I had a coat box (HUGE) filled with all sorts of Paper dolls... actresses like Debra Paget as well as Betsy McCall ... and I confess to cutting off all those tabs except the top 2 ...

Deborah Godin said...

This was neat to read your recollections of childhood sick days. It triggered vague memories in me of having a home visit from a doctor, but I wonder if it's real. I would have been very young if it was real! Great old photos, too.

Marla said...

Nice post. I was sick alot as a kid. I had everything disease out there, except for whooping cough. I do remember having the measles once and I developed pneumonia. I had to be hospitalized for oxygen and they put me in a store room in the basement so others wouldn't be exposed to the measles. I remember people looking in the window on the door at me. My grandpa Oscar would tell me that the water bottle bubbling on the oxygen take was to wash my nose out. I believed him of course!

Sylvia K said...

I always love your stories about your childhood and how happy it was. I have few of my own and none that I care to revisit, so yours are all the more endearing. Thanks, Bobbie!

Claire, said...

How lovely! I keep a picture box I never did like albums, or rules, much.

Dianne said...

sick days when I was kid meant movie magazines - not tabloids but the old fashioned ones where everything was glamour and gloss

dAwN said...

Bobbie..
What..i missed a few posts here...now i will read and catch up...
Well i Loved your memorys of being sick as a child..How nurturing you mother was...and a drs call..that is unheard of now a days...
your shadow shot is very cool...
and that nursing chair is very nice...
great old photos!
ok i am all caught up on the posts i missed!
have a nice day1

Mare said...

Well, your post reminded me of my childhood. I got those '3 week measles' and watched everyone else play outside. I had paperdolls, and a beanbag clown. My doctor also made home visits. Thanks for the walk down Memory Lane!!

Kay said...

This was a MOST delightful post! It does seem like there's a lot more sick people around here.
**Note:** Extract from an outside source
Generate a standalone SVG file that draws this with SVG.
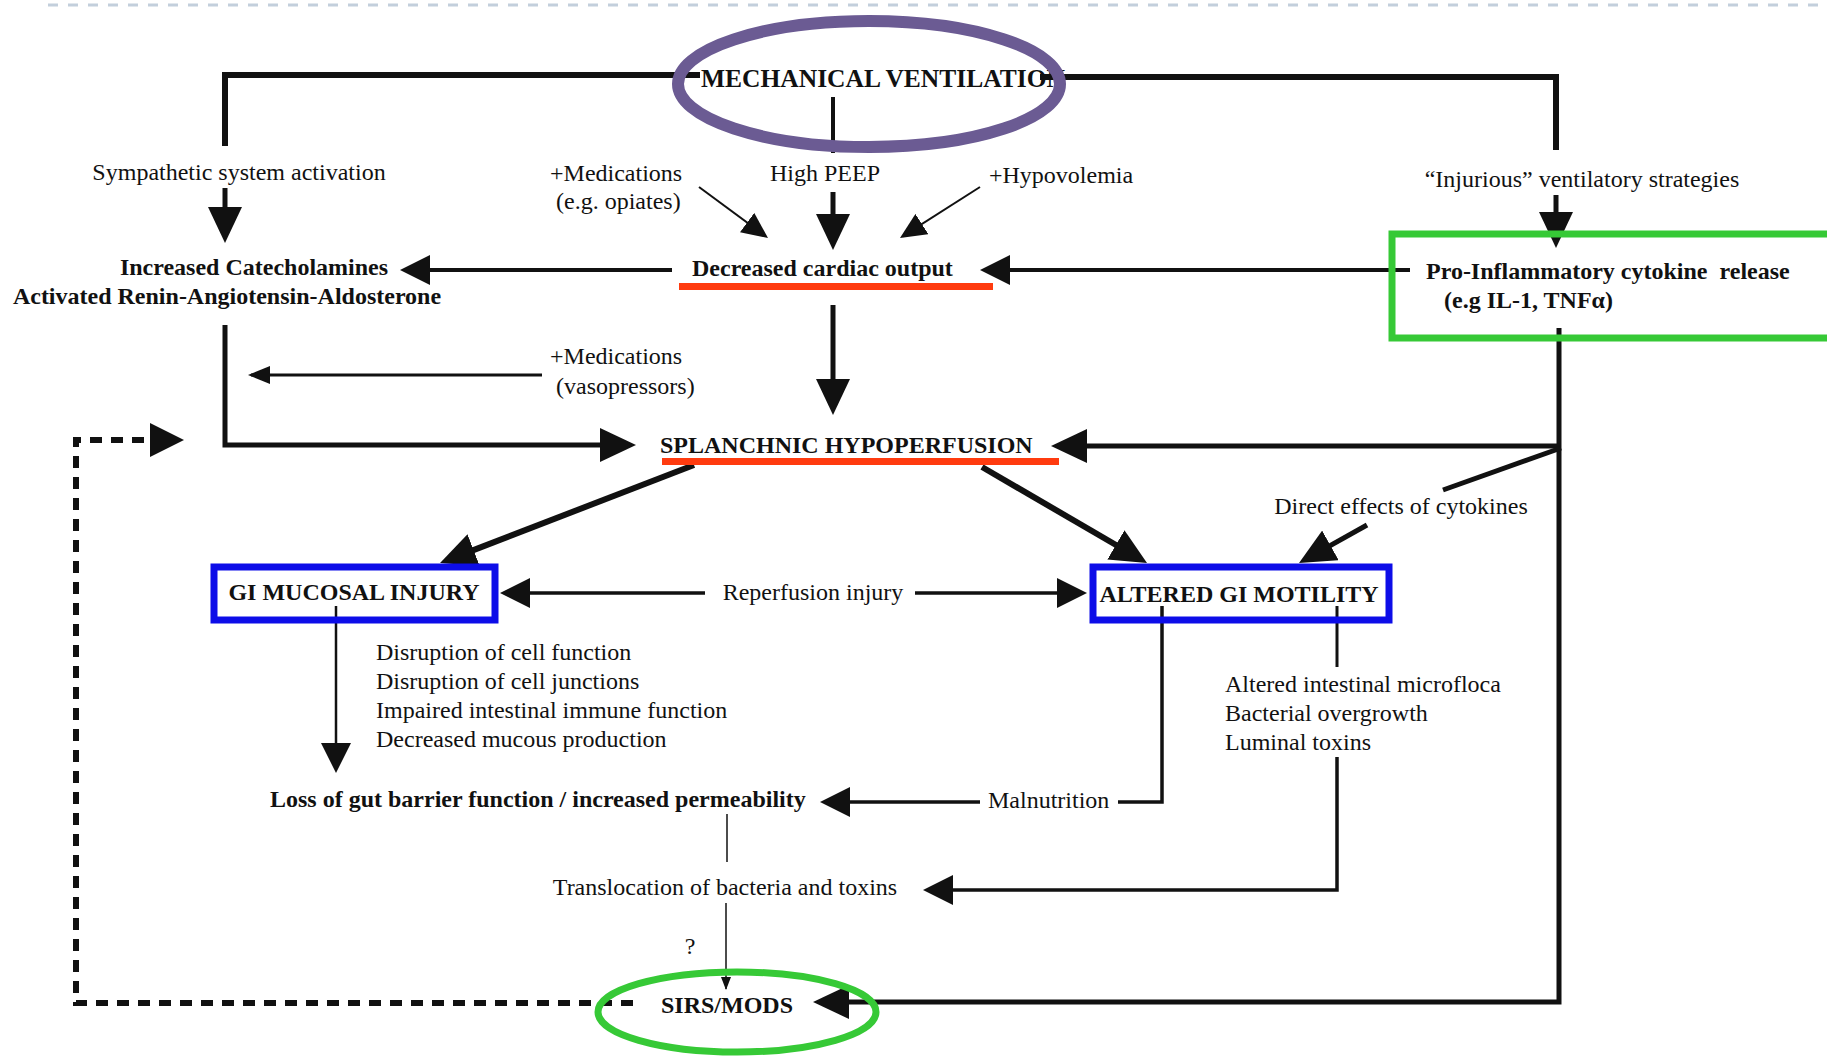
<svg xmlns="http://www.w3.org/2000/svg" width="1827" height="1057" viewBox="0 0 1827 1057">
  <style>
    .t { font-family: "Liberation Serif", "Times New Roman", "DejaVu Serif", serif; font-size: 24px; fill: #111; }
    .b { font-weight: bold; }
    .m { text-anchor: middle; }
    .big { font-size: 25.5px; }
    .ln { fill: none; stroke: #111; stroke-linejoin: miter; stroke-linecap: butt; }
    .dash { stroke-dasharray: 12 9; }
    .blue { fill: none; stroke: #0d0de8; stroke-width: 7; }
    .green { fill: none; stroke: #36c936; stroke-width: 7; }
    .red { fill: #ff3b0f; }
  </style>
  <defs>
    <marker id="ah-lg" markerUnits="userSpaceOnUse" markerWidth="36" markerHeight="34" refX="28" refY="17" orient="auto">
      <path d="M0,0 L36,17 L0,34 z" fill="#111"/>
    </marker>
    <marker id="ah-md" markerUnits="userSpaceOnUse" markerWidth="30" markerHeight="30" refX="24" refY="15" orient="auto">
      <path d="M0,0 L30,15 L0,30 z" fill="#111"/>
    </marker>
    <marker id="ah-th" markerUnits="userSpaceOnUse" markerWidth="26" markerHeight="24" refX="23" refY="12" orient="auto">
      <path d="M0,0 L26,12 L0,24 z" fill="#111"/>
    </marker>
    <marker id="ah-sm" markerUnits="userSpaceOnUse" markerWidth="22" markerHeight="18" refX="19" refY="9" orient="auto">
      <path d="M0,0 L22,9 L0,18 z" fill="#111"/>
    </marker>
    <marker id="ah-xs" markerUnits="userSpaceOnUse" markerWidth="13" markerHeight="10" refX="12" refY="5" orient="auto">
      <path d="M0,0 L13,5 L0,10 z" fill="#111"/>
    </marker>
  </defs>

  <rect x="0" y="0" width="1827" height="1057" fill="#fff"/>
  <!-- slide header rule -->
  <path d="M48,5 H1827" stroke="#c3cfdc" stroke-width="3" stroke-dasharray="10 10" fill="none"/>

  <g id="connectors">
    <!-- from mechanical ventilation -->
    <path class="ln" stroke-width="6" d="M700,75 H225 V146"/>
    <path class="ln" stroke-width="6" d="M1040,77 H1556 V150"/>
    <path class="ln" stroke-width="4" d="M833,97 V153"/>
    <path class="ln" stroke-width="5" d="M225,188 V235" marker-end="url(#ah-lg)"/>
    <path class="ln" stroke-width="5" d="M1556,195 V240" marker-end="url(#ah-lg)"/>
    <path class="ln" stroke-width="5" d="M833,192 V242" marker-end="url(#ah-lg)"/>
    <path class="ln" stroke-width="2" d="M699,187 L765.6,236.2" marker-end="url(#ah-th)"/>
    <path class="ln" stroke-width="2" d="M980,187 L902.5,236.4" marker-end="url(#ah-th)"/>
    <!-- around decreased cardiac output -->
    <path class="ln" stroke-width="4" d="M672,270 H406" marker-end="url(#ah-md)"/>
    <path class="ln" stroke-width="4" d="M1410,270 H986" marker-end="url(#ah-md)"/>
    <path class="ln" stroke-width="5" d="M833,305 V407" marker-end="url(#ah-lg)"/>
    <path class="ln" stroke-width="3" d="M542,375 H251" marker-end="url(#ah-sm)"/>
    <path class="ln" stroke-width="5" d="M225,325 V445 H628" marker-end="url(#ah-lg)"/>
    <!-- feedback loop from SIRS/MODS -->
    <path class="ln dash" stroke-width="6" d="M633,1003 H76 V440 H145"/>
    <path d="M150,423 L184,440 L150,457 z" fill="#111"/>
    <!-- cytokine paths -->
    <path class="ln" stroke-width="5" d="M1559,328 V1002 H821" marker-end="url(#ah-lg)"/>
    <path class="ln" stroke-width="5" d="M1559,446 H1059" marker-end="url(#ah-lg)"/>
    <path class="ln" stroke-width="5" d="M1561,448 L1443,490"/>
    <path class="ln" stroke-width="5" d="M1367,525 L1306,559.1" marker-end="url(#ah-lg)"/>
    <!-- splanchnic hypoperfusion branches -->
    <path class="ln" stroke-width="6" d="M982,467 L1140.1,559" marker-end="url(#ah-lg)"/>
    <path class="ln" stroke-width="6" d="M694,465 L447.5,560.1" marker-end="url(#ah-lg)"/>
    <path class="ln" stroke-width="3.5" d="M705,593 H506" marker-end="url(#ah-md)"/>
    <path class="ln" stroke-width="3.5" d="M915,593 H1081" marker-end="url(#ah-md)"/>
    <!-- gut barrier -->
    <path class="ln" stroke-width="2.5" d="M336,606 V767" marker-end="url(#ah-md)"/>
    <path class="ln" stroke-width="3.5" d="M980,802 H826" marker-end="url(#ah-md)"/>
    <path class="ln" stroke-width="3.5" d="M1118,802 H1162 V606"/>
    <path class="ln" stroke-width="3" d="M1337,606 V667"/>
    <path class="ln" stroke-width="3.5" d="M1337,757 V890 H929" marker-end="url(#ah-md)"/>
    <path class="ln" stroke-width="1.5" d="M727,814 V862"/>
    <path class="ln" stroke-width="1.5" d="M726,903 V989" marker-end="url(#ah-xs)"/>
  </g>

  <g id="labels">
    <text class="t m" x="239" y="180">Sympathetic system activation</text>
    <text class="t" x="550" y="181">+Medications</text>
    <text class="t" x="556" y="209">(e.g. opiates)</text>
    <text class="t m" x="825" y="181">High PEEP</text>
    <text class="t" x="989" y="183">+Hypovolemia</text>
    <text class="t m" x="1582" y="187">“Injurious” ventilatory strategies</text>
    <text class="t" x="550" y="364">+Medications</text>
    <text class="t" x="556" y="394">(vasopressors)</text>
    <text class="t m" x="1401" y="514">Direct effects of cytokines</text>
    <text class="t m" x="813" y="600">Reperfusion injury</text>
    <text class="t" x="376" y="660">Disruption of cell function</text>
    <text class="t" x="376" y="689">Disruption of cell junctions</text>
    <text class="t" x="376" y="718">Impaired intestinal immune function</text>
    <text class="t" x="376" y="747">Decreased mucous production</text>
    <text class="t" x="1225" y="692">Altered intestinal microfloca</text>
    <text class="t" x="1225" y="721">Bacterial overgrowth</text>
    <text class="t" x="1225" y="750">Luminal toxins</text>
    <text class="t" x="988" y="808">Malnutrition</text>
    <text class="t m" x="725" y="895">Translocation of bacteria and toxins</text>
    <text class="t m" x="690" y="954">?</text>
  </g>

  <g id="mechanical-ventilation">
    <text class="t b big" x="701" y="87">MECHANICAL VENTILATION</text>
    <ellipse cx="869" cy="84" rx="191" ry="63" fill="none" stroke="#6b5b93" stroke-width="12"/>
  </g>

  <g id="catecholamines">
    <text class="t b m" x="254" y="275">Increased Catecholamines</text>
    <text class="t b m" x="227" y="304">Activated Renin-Angiotensin-Aldosterone</text>
  </g>

  <g id="decreased-cardiac-output">
    <text class="t b" x="692" y="276">Decreased cardiac output</text>
    <rect class="red" x="679" y="283" width="314" height="7"/>
  </g>

  <g id="cytokine-release">
    <rect class="green" x="1392" y="234" width="460" height="104"/>
    <text class="t b" x="1426" y="279" xml:space="preserve">Pro-Inflammatory cytokine  release</text>
    <text class="t b" x="1444" y="308">(e.g IL-1, TNFα)</text>
  </g>

  <g id="splanchnic-hypoperfusion">
    <text class="t b" x="660" y="453">SPLANCHNIC HYPOPERFUSION</text>
    <rect class="red" x="662" y="458" width="397" height="7"/>
  </g>

  <g id="gi-mucosal-injury">
    <rect class="blue" x="214" y="567" width="281" height="53"/>
    <text class="t b m" x="354" y="600">GI MUCOSAL INJURY</text>
  </g>

  <g id="altered-gi-motility">
    <rect class="blue" x="1093" y="567" width="296" height="53"/>
    <text class="t b m" x="1239" y="602">ALTERED GI MOTILITY</text>
  </g>

  <g id="gut-barrier-loss">
    <text class="t b" x="270" y="807">Loss of gut barrier function / increased permeability</text>
  </g>

  <g id="sirs-mods">
    <ellipse class="green" cx="737" cy="1012" rx="139" ry="40"/>
    <text class="t b m" x="727" y="1013">SIRS/MODS</text>
  </g>
</svg>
I'm just waiting for it to hit me, too. I loved reading about your early sick days. I wish we still could have doctors that made house calls. Potato soup, hunh? I wonder if you grew to like it.

me ann my camera said...

Bobbie, this is another one of your treasure trove of memories posts that have prompted some of mine. The big thing that was special when we were sick was to get a 'big' bottle of gingerale. That was the 'magic' pink pills to me. I can still remember the disappointment though when I didn't get a pair of sunglasses like my oldest brother did when he got the measles. I just had to stay in a darkened room with the shades pulled. I think we stayed in bed too for most of the time when we were sick so we didn't get cold. I loved being tucked in and getting to feel pretty special for a while. Thanks for the memories :-)

Trannyhead said...

I thoroughly enjoy reading stories of your old memories. My mom talks about the days when the doctor would come to her house and it just blows my mind. It seems so much more humane to have a doctor visit. I mean - when I take my son to the pediatrician it's so miserable. First off, dragging a sick kid to the doctor is bad. But then having to sit in the waiting room where he catches a few more diseases? Ugh!